Saturday, May 2, 2009

(Hard) Manual Labor; It's Mango Season!

In the U.S. when we talk about manual labor, it usually has something to do with a machine:  The sewing machine operator, the dish washer, the person mowing the lawn.  It does involve sweat and muscles, but with a mechanical assist.  In Haiti there is a lot of manual labor that is totally manual.
Take these demolition workers in front of the school.   It's Saturday morning and they are out working at 6AM.  Bons Samaritains has grown a lot in the last few years, and there is no longer enough space for the students to play during recess.  So the Foundation has bought some adjacent property, two empty homes on the Boulevard.  These men demolished the homes with sledgehammers, and now they are loading the debris, one shovelful at a time, into a high dump truck.  I cannot imagine the conditioning it takes to do this all day.

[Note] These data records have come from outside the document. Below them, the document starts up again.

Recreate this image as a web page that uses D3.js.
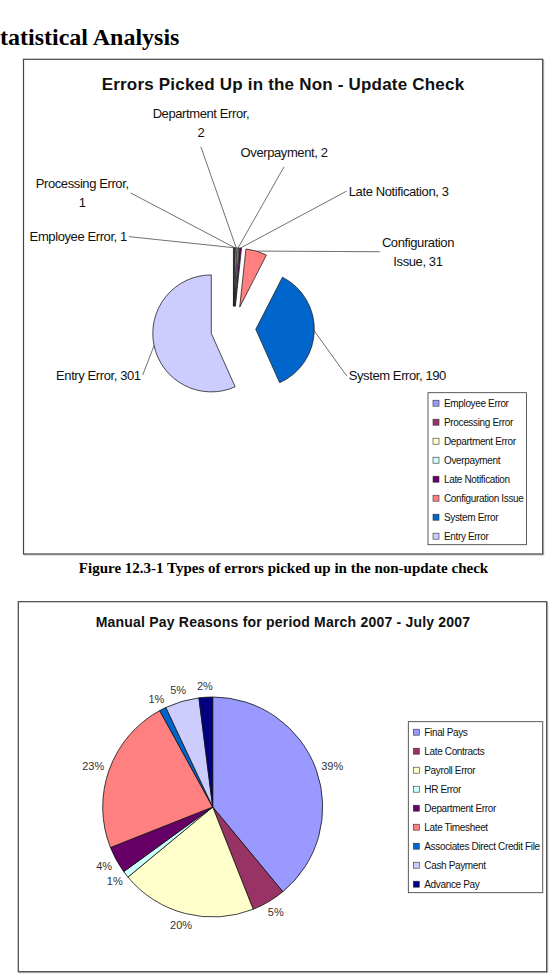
<!DOCTYPE html>
<html>
<head>
<meta charset="utf-8">
<script src="https://cdn.jsdelivr.net/npm/d3@7"></script>
<style>
  body { margin: 0; background: #fff; }
  svg text { font-family: "Liberation Sans", Arial, sans-serif; }
</style>
</head>
<body>
<div id="page"></div>
<script>
// chart 1 - errors picked up in the non-update check
const errorTypes = ["Employee Error", "Processing Error", "Department Error", "Overpayment",
    "Late Notification", "Configuration Issue", "System Error", "Entry Error"];
const errorCounts = [1, 1, 2, 2, 3, 31, 190, 301];
const errorColours = ["#9999ff", "#993366", "#ffffcc", "#ccffff", "#660066", "#ff8080", "#0066cc", "#ccccff"];

// chart 2 - manual pay reasons (percent)
const payReasons = ["Final Pays", "Late Contracts", "Payroll Error", "HR Error", "Department Error",
    "Late Timesheet", "Associates Direct Credit File", "Cash Payment", "Advance Pay"];
const payShares = [39, 5, 20, 1, 4, 23, 1, 5, 2];
const payColours = ["#9999ff", "#993366", "#ffffcc", "#ccffff", "#660066", "#ff8080", "#0066cc", "#ccccff", "#000080"];

// layout
const width = 553;
const height = 980;

// where the chart 1 labels were dragged to: [angle in degrees, distance in pie radii]
const labelSpots = [[311.4, 2.38], [322.9, 2.91], [349.9, 3.16], [17.4, 2.90],
    [39.5, 3.05], [62.3, 2.83], [112.6, 2.10], [242.9, 1.74]];
// how many words go on the first line of a wrapped label (0 = no wrap)
const labelBreak = [0, 2, 2, 0, 0, 1, 0, 0];

const svg = d3.select('#page')
    .append('svg')
    .attr('width', width)
    .attr('height', height);

// page heading, cut off at the left edge like the scanned page
svg.append('text')
    .attr('x', -13.3)
    .attr('y', 45)
    .style('font-family', '"Liberation Serif", "Times New Roman", serif')
    .attr('font-size', 24)
    .attr('font-weight', 'bold')
    .text('Statistical Analysis');

function frame(x0, y0, x1, y1) {
    svg.append('rect')
        .attr('x', x0 + 1).attr('y', y0 + 1)
        .attr('width', x1 - x0).attr('height', y1 - y0)
        .attr('fill', 'none').attr('stroke', '#bbb').attr('stroke-width', 1);
    svg.append('rect')
        .attr('x', x0).attr('y', y0)
        .attr('width', x1 - x0).attr('height', y1 - y0)
        .attr('fill', '#fff').attr('stroke', '#444').attr('stroke-width', 1.2);
}

function legend(x, y, names, colours) {
    const g = svg.append('g').attr('transform', `translate(${x},${y})`);
    const box = g.append('rect')
        .attr('height', names.length * 19)
        .attr('fill', '#fff').attr('stroke', '#333').attr('stroke-width', 0.8);
    const items = g.selectAll('.item')
        .data(names)
        .join('g')
        .attr('class', 'item')
        .attr('transform', (d, i) => `translate(0,${10.5 + i * 19})`);
    items.append('rect')
        .attr('x', 5).attr('y', -3)
        .attr('width', 6).attr('height', 6)
        .attr('fill', (d, i) => colours[i])
        .attr('stroke', '#333').attr('stroke-width', 0.6);
    const labels = items.append('text')
        .attr('x', 16).attr('y', 3.6)
        .attr('font-size', 10)
        .attr('letter-spacing', -0.35)
        .attr('fill', '#111')
        .text(d => d);
    const w = d3.max(labels.nodes(), n => n.getComputedTextLength());
    box.attr('width', w + 19);
}

const mid = d => (d.startAngle + d.endAngle) / 2;

// ---------- chart 1 ----------
frame(23.5, 59.3, 542.7, 554);

svg.append('text')
    .attr('x', 283).attr('y', 89.5)
    .attr('text-anchor', 'middle')
    .attr('font-size', 17)
    .attr('font-weight', 'bold')
    .attr('letter-spacing', 0.2)
    .attr('fill', '#111')
    .text('Errors Picked Up in the Non - Update Check');

const r1 = 58.5;
const explode = 22.5;
const g1 = svg.append('g').attr('transform', 'translate(233.3,328.7)');

const pie = d3.pie().sort(null);
const arcs1 = pie.value(d => d.value)(errorCounts.map((v, i) => ({ name: errorTypes[i], value: v })));
const arc1 = d3.arc().innerRadius(0).outerRadius(r1);

g1.selectAll('path')
    .data(arcs1)
    .join('path')
    .attr('d', arc1)
    .attr('transform', d => `translate(${Math.sin(mid(d)) * explode},${-Math.cos(mid(d)) * explode})`)
    .attr('fill', (d, i) => errorColours[i])
    .attr('stroke', '#222')
    .attr('stroke-width', 0.8);

// data labels with leader lines
const lineGap = 18.4;
arcs1.forEach((d, i) => {
    const deg = labelSpots[i][0];
    const a = deg * Math.PI / 180;
    const dist = labelSpots[i][1] * r1;
    const ax = Math.sin(a) * dist;
    const ay = -Math.cos(a) * dist;
    const m = mid(d);

    g1.append('line')
        .attr('x1', ax).attr('y1', ay)
        .attr('x2', Math.sin(m) * (explode + r1))
        .attr('y2', -Math.cos(m) * (explode + r1))
        .attr('stroke', '#333')
        .attr('stroke-width', 0.7);

    const words = (d.data.name + ', ' + d.data.value).split(' ');
    const lines = labelBreak[i]
        ? [words.slice(0, labelBreak[i]).join(' '), words.slice(labelBreak[i]).join(' ')]
        : [words.join(' ')];

    const t = g1.append('text')
        .attr('font-size', 13)
        .attr('letter-spacing', -0.4)
        .attr('fill', '#111')
        .attr('text-anchor', 'middle');
    const spans = lines.map(l => t.append('tspan').text(l));
    const w = d3.max(spans, s => s.node().getComputedTextLength());
    const n = lines.length;

    spans.forEach((s, j) => {
        let cx, cy;
        if (deg < 30 || deg > 330) {
            // label sits above the leader
            cx = ax;
            cy = ay - 14.5 - (n - 1 - j) * lineGap;
        } else {
            cx = deg < 180 ? ax + 2 + w / 2 : ax - 2 - w / 2;
            cy = ay + (j - (n - 1) / 2) * lineGap;
        }
        s.attr('x', cx).attr('y', cy + 4.6);
    });
});

legend(428, 392.7, errorTypes, errorColours);

svg.append('text')
    .attr('x', 283.5).attr('y', 573)
    .attr('text-anchor', 'middle')
    .style('font-family', '"Liberation Serif", "Times New Roman", serif')
    .attr('font-size', 15)
    .attr('font-weight', 'bold')
    .text('Figure 12.3-1 Types of errors picked up in the non-update check');

// ---------- chart 2 ----------
frame(18.3, 601.7, 546.7, 971.7);

svg.append('text')
    .attr('x', 283).attr('y', 627)
    .attr('text-anchor', 'middle')
    .attr('font-size', 14)
    .attr('font-weight', 'bold')
    .attr('letter-spacing', 0.2)
    .attr('fill', '#111')
    .text('Manual Pay Reasons for period March 2007 - July 2007');

const r2 = 110;
const g2 = svg.append('g').attr('transform', 'translate(212.7,807)');
const arcs2 = d3.pie().sort(null).value(d => d)(payShares);
const arc2 = d3.arc().innerRadius(0).outerRadius(r2);

g2.selectAll('path')
    .data(arcs2)
    .join('path')
    .attr('d', arc2)
    .attr('fill', (d, i) => payColours[i])
    .attr('stroke', '#111')
    .attr('stroke-width', 0.8);

// percent labels just outside the rim
const pct = g2.selectAll('.pct')
    .data(arcs2)
    .join('text')
    .attr('class', 'pct')
    .attr('font-size', 11)
    .attr('fill', '#333')
    .attr('text-anchor', 'middle')
    .text(d => d.data + '%');

pct.each(function (d) {
    const w = this.getComputedTextLength();
    const m = mid(d);
    const ux = Math.sin(m);
    const uy = -Math.cos(m);
    const R = r2 + 6;
    d3.select(this)
        .attr('x', ux * R + ux * w / 2)
        .attr('y', uy * R + uy * 5.5 + 4);
});

legend(408.3, 721.7, payReasons, payColours);
</script>
</body>
</html>
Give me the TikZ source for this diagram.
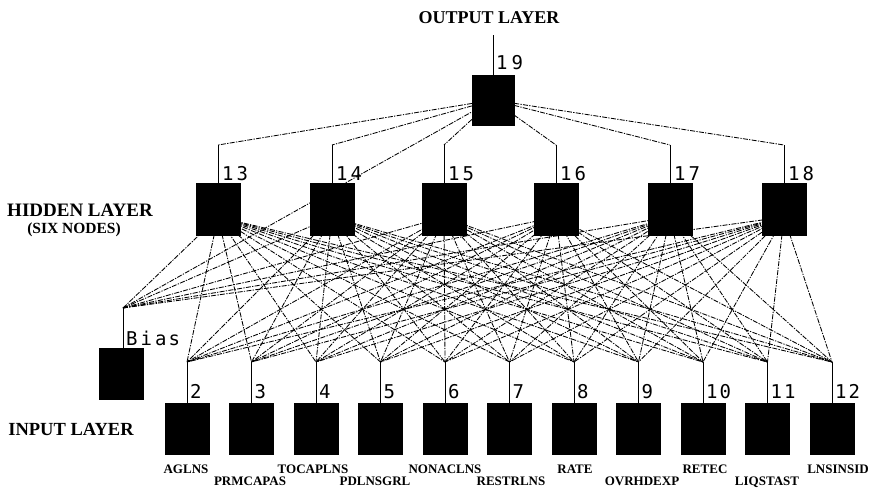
\documentclass[tikz,border=0pt]{standalone}
\usepackage{fontspec}
\setmainfont{Liberation Serif}
\newfontfamily\plotfont{DejaVu Sans Mono}
\begin{document}
\begin{tikzpicture}[x=1pt,y=-1pt,
  unit/.style={rectangle, fill=black, draw=black, minimum width=44pt, minimum height=51pt, inner sep=0pt},
  wire/.style={line width=0.85pt, dash pattern=on 5pt off 1.3pt on 1.3pt off 1.3pt},
  stemline/.style={line width=1pt},
  num/.style={font=\plotfont\fontsize{19}{19}\selectfont, anchor=base west, inner sep=0pt},
  layer/.style={font=\bfseries\fontsize{18.5}{20}\selectfont, inner sep=0pt, anchor=base},
  var/.style={font=\bfseries\fontsize{13}{14}\selectfont, inner sep=0pt, anchor=base}]
\useasboundingbox (0,0) rectangle (871,488);

% ---------- coordinates ----------
\coordinate (top19) at (493,35);
\foreach \k/\x in {13/218,14/332,15/444,16/556,17/670,18/784}{
  \coordinate (t\k) at (\x,145);
  \coordinate (ho\k) at (\x,217);
}
\foreach \i in {2,...,12}{
  \pgfmathsetmacro{\xx}{187+64.5*(\i-2)}
  \coordinate (j\i) at (\xx,362);
}
\coordinate (jb) at (123,308);

% ---------- nodes ----------
\node[unit, minimum width=42pt, minimum height=50pt] (out19) at (493,100) {};
\foreach \k/\x in {13/218,14/332,15/444,16/556,17/670,18/784}{
  \node[unit, minimum height=52pt] (h\k) at (\x,209) {};
}
\foreach \i in {2,...,12}{
  \pgfmathsetmacro{\xx}{187+64.5*(\i-2)}
  \node[unit] (in\i) at (\xx,428.5) {};
}
\node[unit] (bias) at (121.5,373.5) {};

% ---------- connectors ----------
\foreach \k in {13,...,18}{
  \draw[wire] (out19) -- (t\k);
  \draw[stemline] (t\k) -- (h\k.north);
  \foreach \i in {2,...,12}{
    \draw[wire] (ho\k) -- (j\i);
  }
  \draw[wire] (jb) -- (ho\k);
}
\draw[wire] (jb) -- (out19);
\foreach \i in {2,...,12}{
  \draw[stemline] (j\i) -- (in\i.north);
}
\draw[stemline] (jb) -- (bias.north -| jb);
\draw[stemline] (top19) -- (out19.north);

% ---------- number labels ----------
\node[num] (l19) at (496,69) {1\hspace{4pt}9};
\foreach \k/\x in {13/218,14/332,15/444,16/556,17/670,18/784}{
  \pgfmathtruncatemacro{\d}{\k-10}
  \node[num] (l\k) at (\x+4,180) {1\hspace{3pt}\d};
}
\foreach \i in {2,...,9}{
  \pgfmathsetmacro{\xx}{187+64.5*(\i-2)+3}
  \node[num] (l\i) at (\xx,398) {\i};
}
\foreach \i in {10,11,12}{
  \pgfmathsetmacro{\xx}{187+64.5*(\i-2)+3}
  \pgfmathtruncatemacro{\d}{\i-10}
  \node[num] (l\i) at (\xx,398) {1\hspace{2pt}\d};
}
\node[num] (lbias) at (126,345) {B\hspace{3pt}i\hspace{3pt}a\hspace{2pt}s};

% ---------- layer titles ----------
\node[layer, font=\bfseries\fontsize{18}{20}\selectfont] (tout) at (489,23) {OUTPUT LAYER};
\node[layer, font=\bfseries\fontsize{19}{20}\selectfont] (thid) at (80,216) {HIDDEN LAYER};
\node[layer, font=\bfseries\fontsize{15.5}{17}\selectfont] (tsix) at (74,233) {(SIX NODES)};
\node[layer] (tin) at (71,435) {INPUT LAYER};

% ---------- variable names ----------
\node[var] (v2) at (186,473) {AGLNS};
\node[var] (v3) at (250,485) {PRMCAPAS};
\node[var] (v4) at (313,473) {TOCAPLNS};
\node[var] (v5) at (375,485) {PDLNSGRL};
\node[var] (v6) at (445,473) {NONACLNS};
\node[var] (v7) at (511,485) {RESTRLNS};
\node[var] (v8) at (575,473) {RATE};
\node[var] (v9) at (642,485) {OVRHDEXP};
\node[var] (v10) at (705,473) {RETEC};
\node[var] (v11) at (767,485) {LIQSTAST};
\node[var] (v12) at (838,473) {LNSINSID};
\end{tikzpicture}
\end{document}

In one of my early posts I wrote about a woman who was smaller than I am, who was carrying a bag of charcoal on her head.  It had to weigh at least 40 pounds.  I was on a long, uphill walk, looking for an address of some people I wanted to meet.  I kept running across this woman and her young daughter, who was also carrying a bag on her head, a sack about half as large as her mother's.  It was a hot, sunny, exhausting walk over rough terrain, lots of mud and potholes- and did I mention a lot of it uphill?  She was selling door-to-door, and the bags looked just as full when I saw them after an hour of trying to sell.  Olympic level stamina.  There is not money, training space or time for sports training here- and especially not for women- but I think Haiti would surprise the world if someone came here and started some training clubs!
On a more pleasant note, the end of April and beginning of May signal the beginning of mango season.  You may be able to pick out patches of yellow in the marketplace in the video.  There are probably tens of thousands of mangoes for sale in the market.  Even in a land of perpetual summer, it seems that there are some fruits that people crave when they first ripen.  For us in the north, think of those first local tomatoes or strawberries.  Here in St.-Marc, think mangoes.